» **PROBLEM DETAILS**:
For the material that follows, return exactly the lines from the one with "Output the Python" through the one with "from matplotlib.patches import Rectangle", both ends included.

##### DATASET ENTRIES #####

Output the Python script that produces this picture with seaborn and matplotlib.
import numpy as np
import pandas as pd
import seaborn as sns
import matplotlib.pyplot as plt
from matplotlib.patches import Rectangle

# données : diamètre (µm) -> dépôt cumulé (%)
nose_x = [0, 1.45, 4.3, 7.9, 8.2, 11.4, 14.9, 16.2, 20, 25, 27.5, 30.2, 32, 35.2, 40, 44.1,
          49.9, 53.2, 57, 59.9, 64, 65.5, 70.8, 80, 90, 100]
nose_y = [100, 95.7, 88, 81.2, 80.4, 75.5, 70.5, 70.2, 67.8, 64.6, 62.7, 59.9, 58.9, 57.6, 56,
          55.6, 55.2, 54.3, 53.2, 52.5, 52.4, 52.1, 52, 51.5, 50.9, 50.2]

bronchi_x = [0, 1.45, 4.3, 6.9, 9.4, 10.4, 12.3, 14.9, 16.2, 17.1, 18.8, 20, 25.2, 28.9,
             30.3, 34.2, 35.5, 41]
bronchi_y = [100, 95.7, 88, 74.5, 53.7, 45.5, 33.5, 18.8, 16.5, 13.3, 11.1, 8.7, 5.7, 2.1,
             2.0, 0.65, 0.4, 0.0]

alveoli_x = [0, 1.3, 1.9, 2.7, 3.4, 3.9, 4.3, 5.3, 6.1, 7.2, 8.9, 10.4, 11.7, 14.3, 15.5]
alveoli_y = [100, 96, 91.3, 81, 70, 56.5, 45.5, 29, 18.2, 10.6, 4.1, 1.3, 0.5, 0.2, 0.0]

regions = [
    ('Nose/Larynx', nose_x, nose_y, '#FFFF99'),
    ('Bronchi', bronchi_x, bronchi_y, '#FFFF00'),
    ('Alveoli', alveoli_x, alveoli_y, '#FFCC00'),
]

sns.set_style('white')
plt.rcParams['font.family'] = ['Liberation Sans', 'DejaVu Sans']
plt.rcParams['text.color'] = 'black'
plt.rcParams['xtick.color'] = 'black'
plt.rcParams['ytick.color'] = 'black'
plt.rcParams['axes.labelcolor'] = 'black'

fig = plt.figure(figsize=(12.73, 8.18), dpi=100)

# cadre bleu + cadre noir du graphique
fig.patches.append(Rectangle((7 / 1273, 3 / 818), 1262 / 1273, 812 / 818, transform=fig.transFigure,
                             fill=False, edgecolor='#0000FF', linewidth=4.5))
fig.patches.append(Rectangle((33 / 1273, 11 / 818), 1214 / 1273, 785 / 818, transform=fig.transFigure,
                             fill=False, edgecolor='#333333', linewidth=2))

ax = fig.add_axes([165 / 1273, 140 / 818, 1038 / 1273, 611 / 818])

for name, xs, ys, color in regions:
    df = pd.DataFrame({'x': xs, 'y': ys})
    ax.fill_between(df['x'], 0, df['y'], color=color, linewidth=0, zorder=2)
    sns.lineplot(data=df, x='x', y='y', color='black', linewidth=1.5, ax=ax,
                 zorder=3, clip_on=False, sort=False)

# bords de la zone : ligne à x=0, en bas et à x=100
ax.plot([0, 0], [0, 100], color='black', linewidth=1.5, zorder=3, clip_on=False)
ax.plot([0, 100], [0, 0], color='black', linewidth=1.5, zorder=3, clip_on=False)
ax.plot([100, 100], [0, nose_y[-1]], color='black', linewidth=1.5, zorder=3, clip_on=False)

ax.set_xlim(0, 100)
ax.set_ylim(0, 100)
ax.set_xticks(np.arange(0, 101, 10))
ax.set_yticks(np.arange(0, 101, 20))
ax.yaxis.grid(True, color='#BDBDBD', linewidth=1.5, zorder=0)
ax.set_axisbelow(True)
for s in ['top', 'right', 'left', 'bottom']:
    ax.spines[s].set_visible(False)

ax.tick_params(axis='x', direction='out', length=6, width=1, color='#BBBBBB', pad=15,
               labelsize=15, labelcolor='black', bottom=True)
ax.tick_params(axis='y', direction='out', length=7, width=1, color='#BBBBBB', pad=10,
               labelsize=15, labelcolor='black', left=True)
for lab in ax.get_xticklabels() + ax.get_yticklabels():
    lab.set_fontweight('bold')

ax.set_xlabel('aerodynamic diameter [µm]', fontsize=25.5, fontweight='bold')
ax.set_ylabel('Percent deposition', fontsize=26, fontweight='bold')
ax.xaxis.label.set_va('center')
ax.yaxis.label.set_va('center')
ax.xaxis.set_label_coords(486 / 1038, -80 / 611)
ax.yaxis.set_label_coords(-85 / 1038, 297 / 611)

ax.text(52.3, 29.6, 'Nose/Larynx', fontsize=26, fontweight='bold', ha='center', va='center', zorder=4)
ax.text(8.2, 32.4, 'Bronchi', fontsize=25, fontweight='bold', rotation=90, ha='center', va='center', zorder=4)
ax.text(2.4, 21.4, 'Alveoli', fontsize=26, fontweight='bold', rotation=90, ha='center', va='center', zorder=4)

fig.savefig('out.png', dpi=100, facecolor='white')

#####
##### DATASET ENTRIES #####

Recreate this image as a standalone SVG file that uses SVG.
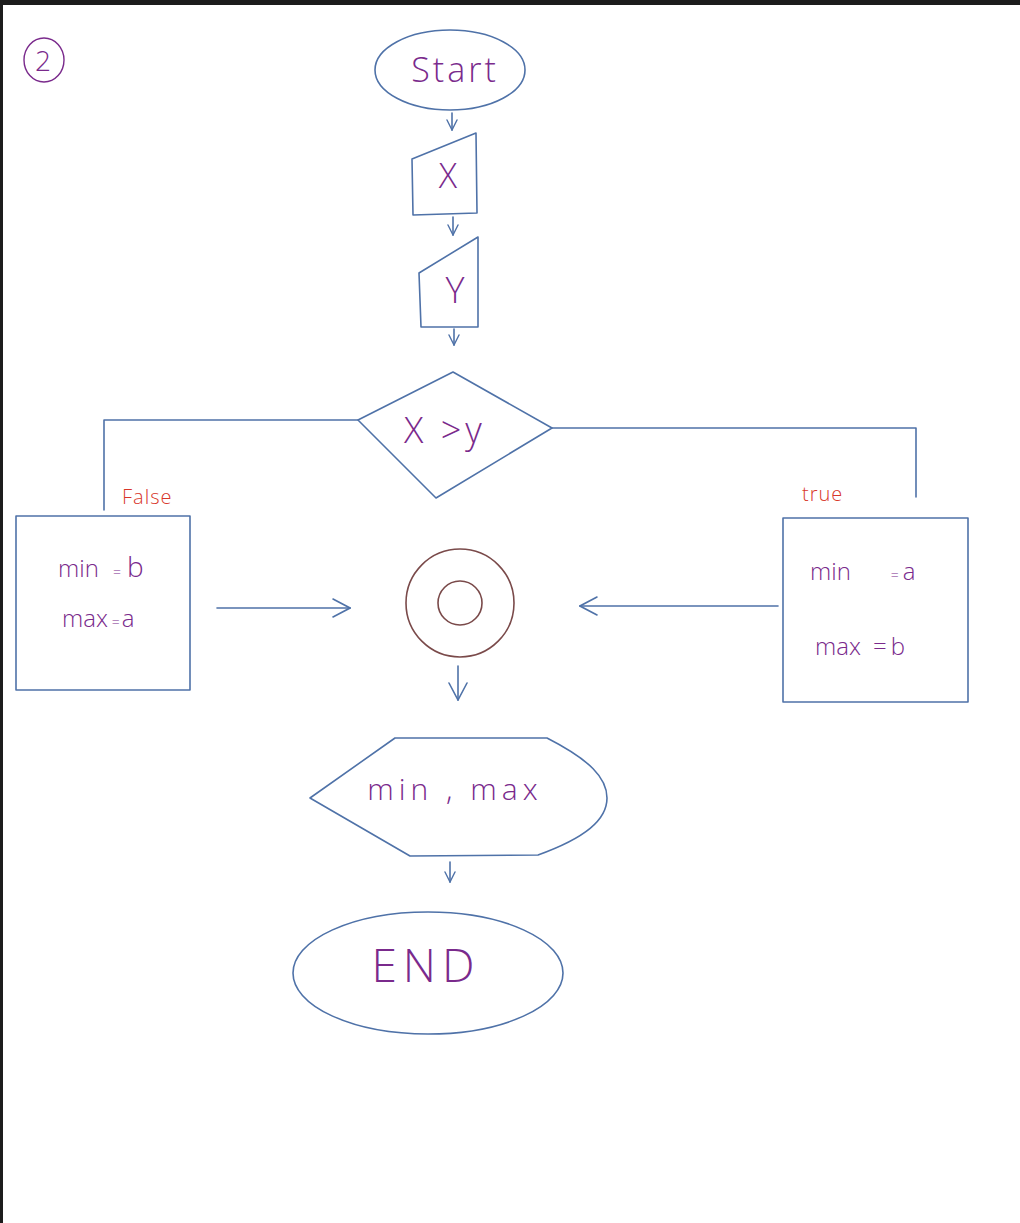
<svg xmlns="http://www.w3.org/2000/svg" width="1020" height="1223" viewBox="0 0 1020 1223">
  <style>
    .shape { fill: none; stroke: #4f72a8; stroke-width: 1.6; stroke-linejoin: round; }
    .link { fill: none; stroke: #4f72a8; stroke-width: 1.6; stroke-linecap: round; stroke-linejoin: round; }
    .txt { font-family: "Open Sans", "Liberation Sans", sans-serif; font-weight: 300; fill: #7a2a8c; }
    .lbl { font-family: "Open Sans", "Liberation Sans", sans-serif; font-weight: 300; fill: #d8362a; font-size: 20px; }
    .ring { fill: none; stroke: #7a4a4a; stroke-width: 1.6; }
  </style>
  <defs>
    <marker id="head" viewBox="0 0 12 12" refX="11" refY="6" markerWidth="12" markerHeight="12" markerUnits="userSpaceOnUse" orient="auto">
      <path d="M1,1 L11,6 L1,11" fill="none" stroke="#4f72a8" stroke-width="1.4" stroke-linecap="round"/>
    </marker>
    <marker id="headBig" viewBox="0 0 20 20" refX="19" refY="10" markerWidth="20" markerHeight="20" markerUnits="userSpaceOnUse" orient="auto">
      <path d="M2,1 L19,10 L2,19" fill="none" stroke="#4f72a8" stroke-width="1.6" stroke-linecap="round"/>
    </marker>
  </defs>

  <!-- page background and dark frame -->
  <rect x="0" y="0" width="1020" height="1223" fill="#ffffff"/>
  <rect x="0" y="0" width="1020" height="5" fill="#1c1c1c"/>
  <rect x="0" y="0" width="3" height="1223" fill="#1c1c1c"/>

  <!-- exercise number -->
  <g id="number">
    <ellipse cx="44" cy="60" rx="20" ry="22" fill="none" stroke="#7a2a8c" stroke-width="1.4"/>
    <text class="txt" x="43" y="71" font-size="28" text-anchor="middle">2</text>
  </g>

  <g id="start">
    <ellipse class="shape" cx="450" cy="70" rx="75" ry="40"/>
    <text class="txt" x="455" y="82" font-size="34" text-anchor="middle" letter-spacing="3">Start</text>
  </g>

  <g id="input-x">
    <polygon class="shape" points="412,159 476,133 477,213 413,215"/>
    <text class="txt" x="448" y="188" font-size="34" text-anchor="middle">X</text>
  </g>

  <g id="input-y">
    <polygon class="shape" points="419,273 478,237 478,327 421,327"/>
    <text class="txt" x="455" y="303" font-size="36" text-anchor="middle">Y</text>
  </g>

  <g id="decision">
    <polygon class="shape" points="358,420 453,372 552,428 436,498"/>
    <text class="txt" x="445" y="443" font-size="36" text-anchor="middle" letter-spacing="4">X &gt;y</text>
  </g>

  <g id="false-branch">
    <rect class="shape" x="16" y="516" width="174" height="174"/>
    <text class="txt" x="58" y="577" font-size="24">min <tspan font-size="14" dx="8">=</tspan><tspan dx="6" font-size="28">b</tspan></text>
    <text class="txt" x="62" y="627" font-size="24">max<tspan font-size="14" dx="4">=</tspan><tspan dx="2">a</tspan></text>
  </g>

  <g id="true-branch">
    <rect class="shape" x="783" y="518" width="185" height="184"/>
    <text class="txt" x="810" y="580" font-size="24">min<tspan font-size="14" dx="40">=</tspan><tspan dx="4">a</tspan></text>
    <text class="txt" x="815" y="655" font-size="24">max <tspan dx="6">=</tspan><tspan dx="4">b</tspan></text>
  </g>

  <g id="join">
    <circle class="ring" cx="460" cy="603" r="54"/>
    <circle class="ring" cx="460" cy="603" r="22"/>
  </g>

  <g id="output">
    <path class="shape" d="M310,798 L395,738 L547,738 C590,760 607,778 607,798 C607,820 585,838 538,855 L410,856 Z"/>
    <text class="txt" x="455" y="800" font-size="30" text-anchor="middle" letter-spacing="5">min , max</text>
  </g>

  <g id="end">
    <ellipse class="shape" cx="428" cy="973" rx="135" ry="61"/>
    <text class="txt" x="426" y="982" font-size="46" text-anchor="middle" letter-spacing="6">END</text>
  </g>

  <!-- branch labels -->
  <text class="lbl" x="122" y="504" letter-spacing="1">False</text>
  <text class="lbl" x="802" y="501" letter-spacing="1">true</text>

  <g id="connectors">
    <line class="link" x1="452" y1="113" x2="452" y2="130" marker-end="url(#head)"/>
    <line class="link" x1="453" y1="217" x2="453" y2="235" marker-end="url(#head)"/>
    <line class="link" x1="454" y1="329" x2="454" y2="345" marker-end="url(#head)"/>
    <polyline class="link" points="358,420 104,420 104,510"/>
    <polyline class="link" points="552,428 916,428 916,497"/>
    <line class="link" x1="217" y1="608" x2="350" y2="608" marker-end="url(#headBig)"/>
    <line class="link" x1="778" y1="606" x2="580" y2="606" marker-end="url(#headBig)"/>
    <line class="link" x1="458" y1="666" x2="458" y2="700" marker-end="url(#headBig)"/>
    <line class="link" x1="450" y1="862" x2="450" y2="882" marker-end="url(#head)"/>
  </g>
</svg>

#####

» **ANSWER BELOW**:
Output the Python script that produces this picture with seaborn and matplotlib.
import numpy as np
import pandas as pd
import seaborn as sns
import matplotlib.pyplot as plt
from matplotlib.patches import Rectangle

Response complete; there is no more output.